↓

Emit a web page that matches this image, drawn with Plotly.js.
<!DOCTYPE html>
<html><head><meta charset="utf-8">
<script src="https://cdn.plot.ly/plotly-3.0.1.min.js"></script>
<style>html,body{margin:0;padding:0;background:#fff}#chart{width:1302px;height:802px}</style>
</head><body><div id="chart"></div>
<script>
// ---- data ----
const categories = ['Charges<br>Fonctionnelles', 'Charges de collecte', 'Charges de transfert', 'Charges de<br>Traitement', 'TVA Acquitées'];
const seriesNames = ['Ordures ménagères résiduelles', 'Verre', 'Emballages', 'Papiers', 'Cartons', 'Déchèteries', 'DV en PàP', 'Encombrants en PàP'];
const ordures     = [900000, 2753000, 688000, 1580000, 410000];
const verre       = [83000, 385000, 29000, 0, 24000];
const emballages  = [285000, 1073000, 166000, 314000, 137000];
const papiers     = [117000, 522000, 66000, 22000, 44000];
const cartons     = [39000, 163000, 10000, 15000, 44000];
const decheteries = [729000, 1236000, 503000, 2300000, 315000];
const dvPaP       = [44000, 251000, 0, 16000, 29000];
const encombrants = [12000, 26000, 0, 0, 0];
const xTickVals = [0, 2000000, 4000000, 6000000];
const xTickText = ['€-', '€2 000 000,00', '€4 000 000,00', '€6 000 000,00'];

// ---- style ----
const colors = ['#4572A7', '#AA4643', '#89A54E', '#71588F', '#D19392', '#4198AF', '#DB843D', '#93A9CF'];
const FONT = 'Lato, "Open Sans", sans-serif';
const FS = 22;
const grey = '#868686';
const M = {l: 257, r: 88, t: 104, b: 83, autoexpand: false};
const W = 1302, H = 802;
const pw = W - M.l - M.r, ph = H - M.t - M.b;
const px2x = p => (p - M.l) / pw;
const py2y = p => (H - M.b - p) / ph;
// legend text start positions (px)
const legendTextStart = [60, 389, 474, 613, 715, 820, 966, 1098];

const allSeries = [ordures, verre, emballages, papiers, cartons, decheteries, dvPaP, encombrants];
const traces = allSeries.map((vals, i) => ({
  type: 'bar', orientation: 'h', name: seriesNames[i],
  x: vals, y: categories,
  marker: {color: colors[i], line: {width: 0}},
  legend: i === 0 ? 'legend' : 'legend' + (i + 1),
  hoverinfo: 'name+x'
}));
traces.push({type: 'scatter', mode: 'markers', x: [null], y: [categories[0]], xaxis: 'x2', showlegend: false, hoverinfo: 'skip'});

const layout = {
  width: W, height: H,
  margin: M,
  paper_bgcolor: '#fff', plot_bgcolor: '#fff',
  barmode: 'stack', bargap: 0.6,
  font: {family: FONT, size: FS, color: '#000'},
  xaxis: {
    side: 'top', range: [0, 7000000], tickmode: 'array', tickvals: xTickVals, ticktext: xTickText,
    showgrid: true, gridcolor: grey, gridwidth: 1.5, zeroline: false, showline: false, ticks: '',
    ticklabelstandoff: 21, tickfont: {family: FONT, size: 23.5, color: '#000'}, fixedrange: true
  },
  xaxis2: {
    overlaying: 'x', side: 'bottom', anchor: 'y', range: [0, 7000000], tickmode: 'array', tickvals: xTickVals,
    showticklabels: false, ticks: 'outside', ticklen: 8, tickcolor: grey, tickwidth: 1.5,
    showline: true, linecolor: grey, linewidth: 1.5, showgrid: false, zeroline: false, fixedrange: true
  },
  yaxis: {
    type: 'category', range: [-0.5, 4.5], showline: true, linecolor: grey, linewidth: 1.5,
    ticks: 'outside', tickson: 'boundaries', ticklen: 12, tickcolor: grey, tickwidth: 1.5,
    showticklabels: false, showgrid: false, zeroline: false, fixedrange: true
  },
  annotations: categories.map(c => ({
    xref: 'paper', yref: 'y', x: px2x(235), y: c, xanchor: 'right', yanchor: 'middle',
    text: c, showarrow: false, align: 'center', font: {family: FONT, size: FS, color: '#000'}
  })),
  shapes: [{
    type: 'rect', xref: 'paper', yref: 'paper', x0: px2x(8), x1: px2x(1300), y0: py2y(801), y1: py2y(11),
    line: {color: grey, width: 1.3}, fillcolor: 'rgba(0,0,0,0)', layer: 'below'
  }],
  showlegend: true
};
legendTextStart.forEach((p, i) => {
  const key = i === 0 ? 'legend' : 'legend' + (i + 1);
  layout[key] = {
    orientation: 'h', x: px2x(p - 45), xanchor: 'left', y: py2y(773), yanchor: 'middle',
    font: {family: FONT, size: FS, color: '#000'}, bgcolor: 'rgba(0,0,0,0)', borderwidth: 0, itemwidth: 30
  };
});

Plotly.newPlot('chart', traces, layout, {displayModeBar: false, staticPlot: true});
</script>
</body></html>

↑

EXERCISE: Please print exactly what appears from the first line of the data through the line with "const xTickText = ['€-', '€2", including both of those lines and nothing past them.

SOLUTION FOR THIS EXERCISE:
Emit a web page that matches this image, drawn with Plotly.js.
<!DOCTYPE html>
<html><head><meta charset="utf-8">
<script src="https://cdn.plot.ly/plotly-3.0.1.min.js"></script>
<style>html,body{margin:0;padding:0;background:#fff}#chart{width:1302px;height:802px}</style>
</head><body><div id="chart"></div>
<script>
// ---- data ----
const categories = ['Charges<br>Fonctionnelles', 'Charges de collecte', 'Charges de transfert', 'Charges de<br>Traitement', 'TVA Acquitées'];
const seriesNames = ['Ordures ménagères résiduelles', 'Verre', 'Emballages', 'Papiers', 'Cartons', 'Déchèteries', 'DV en PàP', 'Encombrants en PàP'];
const ordures     = [900000, 2753000, 688000, 1580000, 410000];
const verre       = [83000, 385000, 29000, 0, 24000];
const emballages  = [285000, 1073000, 166000, 314000, 137000];
const papiers     = [117000, 522000, 66000, 22000, 44000];
const cartons     = [39000, 163000, 10000, 15000, 44000];
const decheteries = [729000, 1236000, 503000, 2300000, 315000];
const dvPaP       = [44000, 251000, 0, 16000, 29000];
const encombrants = [12000, 26000, 0, 0, 0];
const xTickVals = [0, 2000000, 4000000, 6000000];
const xTickText = ['€-', '€2 000 000,00', '€4 000 000,00', '€6 000 000,00'];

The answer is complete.